Unlike light bulbs which produce light in all directions, LEDs produce a directional beam of light. This is great for engine headlights, since that directional beam is what you want. “Dome” top LEDs create a narrow beam of light perfect for headlights and spotlights. “Inverted cone” top LEDs take the beam and scatter it in all directions around the top of the LED. This style works best for building and passenger car interiors. Below are examples of dome and inverted cone LEDs from two different Christmas light sets.
Examples of common white LEDs from holiday light strings. The two on the left are the “inverted cone” design which work best for structure lighting. The standard rounded end LED at right has a very directional beam, most suitable for headlights and spotlights. The LED at left is still in the original socket from the light string.
Wiring LEDs
Christmas light set LEDs are normally mounted in a plug-in socket.
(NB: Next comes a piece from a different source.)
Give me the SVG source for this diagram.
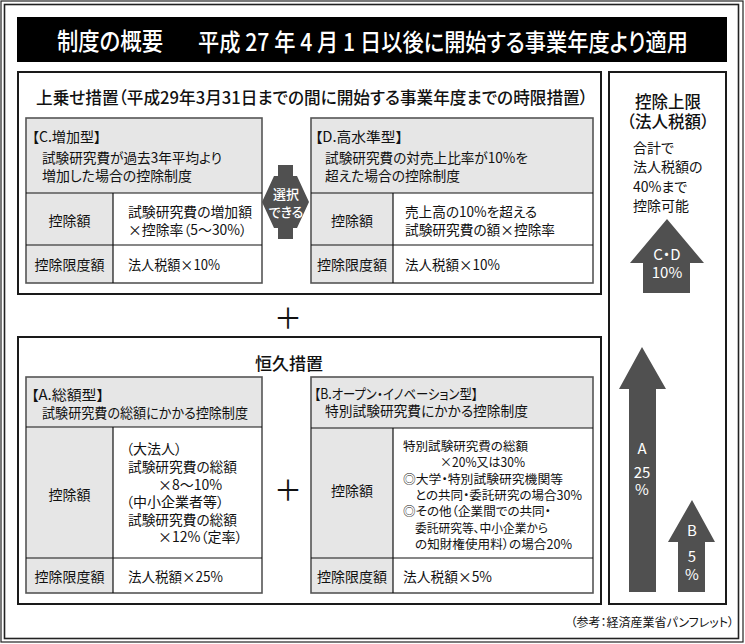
<svg xmlns="http://www.w3.org/2000/svg" width="745" height="644" viewBox="0 0 745 644">
<style>
text{font-family:"Noto Sans CJK JP","Noto Sans CJK SC",sans-serif;font-feature-settings:"palt" 1;dominant-baseline:central;fill:#111;font-size:14px}
.w{fill:#fff}
.m{text-anchor:middle}
.e{text-anchor:end}
.b{font-weight:500}
.s13{font-size:12.5px}
.box{fill:#fff;stroke:#1a1a1a;stroke-width:2}
.tbl{fill:none;stroke:#555;stroke-width:1.6}
.ln{stroke:#111;stroke-width:1.2}
.g{fill:#e6e6e6}
.arw{fill:#505050}
</style>
<rect width="745" height="644" fill="#fff"/>
<g id="outer-frame" fill="none" stroke="#222">
<rect x="1" y="1" width="742" height="641" stroke-width="1.2"/>
<rect x="4.5" y="4.5" width="734" height="634" stroke-width="1.6"/>
</g>
<g id="title-bar">
<rect x="17" y="17" width="710" height="45" fill="#000"/>
<g transform="translate(57,40) scale(0.8833,1)">
<text class="w b" x="0" y="0" style="font-size:24px" textLength="120" lengthAdjust="spacingAndGlyphs">制度の概要</text>
</g>
<g transform="translate(198,40) scale(0.8405,1)">
<text class="w b" x="0" y="0" style="font-size:24px" textLength="583" lengthAdjust="spacingAndGlyphs">平成 27 年 4 月 1 日以後に開始する事業年度より適用</text>
</g>
</g>
<g id="upper-box">
<rect class="box" x="18" y="72" width="583" height="222"/>
<text class="b" x="36" y="96" style="font-size:17px" textLength="552" lengthAdjust="spacingAndGlyphs">上乗せ措置（平成29年3月31日までの間に開始する事業年度までの時限措置）</text>
</g>
<g id="node-C">
<rect class="g" x="26" y="118" width="236" height="165"/>
<rect fill="#fff" x="113" y="193" width="149" height="90"/>
<rect class="tbl" x="26" y="118" width="236" height="165"/>
<line class="ln" x1="26" y1="193" x2="262" y2="193"/>
<line class="ln" x1="26" y1="245" x2="262" y2="245"/>
<line class="ln" x1="113" y1="193" x2="113" y2="283"/>
<text x="32" y="136" textLength="69" lengthAdjust="spacingAndGlyphs">【C.増加型】</text>
<text x="42" y="157" textLength="180" lengthAdjust="spacingAndGlyphs">試験研究費が過去3年平均より</text>
<text x="42" y="175" textLength="150" lengthAdjust="spacingAndGlyphs">増加した場合の控除制度</text>
<text class="m" x="69.5" y="220">控除額</text>
<text x="128" y="211" textLength="124" lengthAdjust="spacingAndGlyphs">試験研究費の増加額</text>
<text x="128" y="229" textLength="119" lengthAdjust="spacingAndGlyphs">×控除率（5〜30%）</text>
<text class="m" x="69.5" y="264">控除限度額</text>
<text x="128" y="264" textLength="92" lengthAdjust="spacingAndGlyphs">法人税額×10%</text>
</g>
<g id="node-D">
<rect class="g" x="311" y="118" width="282" height="165"/>
<rect fill="#fff" x="393" y="193" width="200" height="90"/>
<rect class="tbl" x="311" y="118" width="282" height="165"/>
<line class="ln" x1="311" y1="193" x2="593" y2="193"/>
<line class="ln" x1="311" y1="245" x2="593" y2="245"/>
<line class="ln" x1="393" y1="193" x2="393" y2="283"/>
<text x="315" y="136" textLength="88" lengthAdjust="spacingAndGlyphs">【D.高水準型】</text>
<text x="325" y="157" textLength="203" lengthAdjust="spacingAndGlyphs">試験研究費の対売上比率が10%を</text>
<text x="325" y="175" textLength="135" lengthAdjust="spacingAndGlyphs">超えた場合の控除制度</text>
<text class="m" x="352" y="220">控除額</text>
<text x="405" y="211" textLength="132" lengthAdjust="spacingAndGlyphs">売上高の10%を超える</text>
<text x="405" y="229" textLength="150" lengthAdjust="spacingAndGlyphs">試験研究費の額×控除率</text>
<text class="m" x="352" y="264">控除限度額</text>
<text x="405" y="264" textLength="95" lengthAdjust="spacingAndGlyphs">法人税額×10%</text>
</g>
<g id="connectors">
<polygon class="arw" points="278,165 293,165 293,176 297,176 309,202 297,228 293,228 293,239 278,239 278,228 274,228 262,202 274,176 278,176"/>
<text class="w m b" x="286" y="193" style="font-size:13px">選択</text>
<text class="w m b" x="286" y="211" style="font-size:13px">できる</text>
</g>
<g id="plus-upper">
<text class="m" x="288" y="317" style="font-size:28px">＋</text>
</g>
<g id="lower-box">
<rect class="box" x="18" y="337" width="583" height="267"/>
<text class="m b" x="289" y="362" style="font-size:17px">恒久措置</text>
</g>
<g id="node-A">
<rect class="g" x="26" y="377" width="236" height="216"/>
<rect fill="#fff" x="113" y="427" width="149" height="166"/>
<rect class="tbl" x="26" y="377" width="236" height="216"/>
<line class="ln" x1="26" y1="427" x2="262" y2="427"/>
<line class="ln" x1="26" y1="558" x2="262" y2="558"/>
<line class="ln" x1="113" y1="427" x2="113" y2="593"/>
<text x="31" y="394" textLength="73" lengthAdjust="spacingAndGlyphs">【A.総額型】</text>
<text x="42" y="412" textLength="206" lengthAdjust="spacingAndGlyphs">試験研究費の総額にかかる控除制度</text>
<text class="m" x="69.5" y="494">控除額</text>
<text x="126" y="448">（大法人）</text>
<text x="128" y="466" textLength="109" lengthAdjust="spacingAndGlyphs">試験研究費の総額</text>
<text x="158" y="483.5">×8〜10%</text>
<text x="126" y="501">（中小企業者等）</text>
<text x="128" y="518.5" textLength="109" lengthAdjust="spacingAndGlyphs">試験研究費の総額</text>
<text x="158" y="536">×12%（定率）</text>
<text class="m" x="69.5" y="576">控除限度額</text>
<text x="128" y="576" textLength="95" lengthAdjust="spacingAndGlyphs">法人税額×25%</text>
</g>
<g id="plus-lower">
<text class="m" x="288" y="489" style="font-size:28px">＋</text>
</g>
<g id="node-B">
<rect class="g" x="311" y="377" width="282" height="216"/>
<rect fill="#fff" x="393" y="428" width="200" height="165"/>
<rect class="tbl" x="311" y="377" width="282" height="216"/>
<line class="ln" x1="311" y1="428" x2="593" y2="428"/>
<line class="ln" x1="311" y1="558" x2="593" y2="558"/>
<line class="ln" x1="393" y1="428" x2="393" y2="593"/>
<text x="314" y="393" textLength="164" lengthAdjust="spacingAndGlyphs">【B.オープン・イノベーション型】</text>
<text x="325" y="410" textLength="203" lengthAdjust="spacingAndGlyphs">特別試験研究費にかかる控除制度</text>
<text class="m" x="352" y="490">控除額</text>
<text class="s13" x="403" y="445" textLength="125" lengthAdjust="spacingAndGlyphs">特別試験研究費の総額</text>
<text class="s13" x="440" y="461.5" textLength="85" lengthAdjust="spacingAndGlyphs">×20%又は30%</text>
<text class="s13" x="403" y="478" textLength="160" lengthAdjust="spacingAndGlyphs">◎大学・特別試験研究機関等</text>
<text class="s13" x="415" y="494" textLength="167" lengthAdjust="spacingAndGlyphs">との共同・委託研究の場合30%</text>
<text class="s13" x="403" y="510.5" textLength="148" lengthAdjust="spacingAndGlyphs">◎その他（企業間での共同・</text>
<text class="s13" x="415" y="527" textLength="133" lengthAdjust="spacingAndGlyphs">委託研究等、中小企業から</text>
<text class="s13" x="415" y="543" textLength="157" lengthAdjust="spacingAndGlyphs">の知財権使用料）の場合20%</text>
<text class="m" x="352" y="576">控除限度額</text>
<text x="403" y="576" textLength="89" lengthAdjust="spacingAndGlyphs">法人税額×5%</text>
</g>
<g id="limit-panel">
<rect class="box" x="609" y="72" width="117" height="532"/>
<text class="m b" x="668" y="101" style="font-size:16.5px">控除上限</text>
<text class="m b" x="668" y="121" style="font-size:16.5px">（法人税額）</text>
<text x="633" y="147">合計で</text>
<text x="633" y="166">法人税額の</text>
<text x="633" y="186">40%まで</text>
<text x="633" y="205">控除可能</text>
<polygon class="arw" points="667,219 704,263 690,263 690,293 643,293 643,263 630,263"/>
<text class="w m" x="667" y="253" style="font-size:15px">C・D</text>
<text class="w m" x="667" y="271" style="font-size:15px">10%</text>
<polygon class="arw" points="642,347 666,389 656,389 656,592 629,592 629,389 619,389"/>
<text class="w m" x="642" y="447" style="font-size:15px">A</text>
<text class="w m" x="642" y="471" style="font-size:15px">25</text>
<text class="w m" x="642" y="488" style="font-size:15px">%</text>
<polygon class="arw" points="692,500 715,542 705,542 705,592 678,592 678,542 668,542"/>
<text class="w m" x="692" y="529" style="font-size:15px">B</text>
<text class="w m" x="692" y="555" style="font-size:15px">5</text>
<text class="w m" x="692" y="573" style="font-size:15px">%</text>
</g>
<g id="footer">
<text class="e" x="734" y="621" style="font-size:12px">（参考：経済産業省パンフレット）</text>
</g>
</svg>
You can cut individual socketed LEDs from the light string to wire building interiors, or you can remove the LEDs from the sockets and straighten the leads. The longer lead is the positive (or anode) side. The shorter lead is the negative (or cathode) side. The negative side is also sometimes marked with a flat bevel on the LED case.
The best way to connect multiple LEDs is for each LED to have its own current-limiting resistor. White LEDs are usually 3.2 to 3.6 volt devices rated at 20 milliamps max. This means you would use 470 ohm 1/4-watt resistors for white LEDs powered by a 12 volt DC power supply. It doesn’t matter on which side (positive or negative) the current-limiting resistor is connected – just make sure to always use a current-limiting resistor. 1K current-limiting resistors are typically used for white LEDs connected to a DCC decoder. 1/4-watt resistors normally cost under $4 for a package of 100 (mail order).
You connect the positive side of the LED to the positive side of the DC power supply.
It is also common to wire three white LEDs in series with a 120 ohm current-limiting resistor and a 12 volt DC power supply. Each set of three LEDs has its own resistor. This is how the cutable strips of LEDs used for home accent lighting are wired.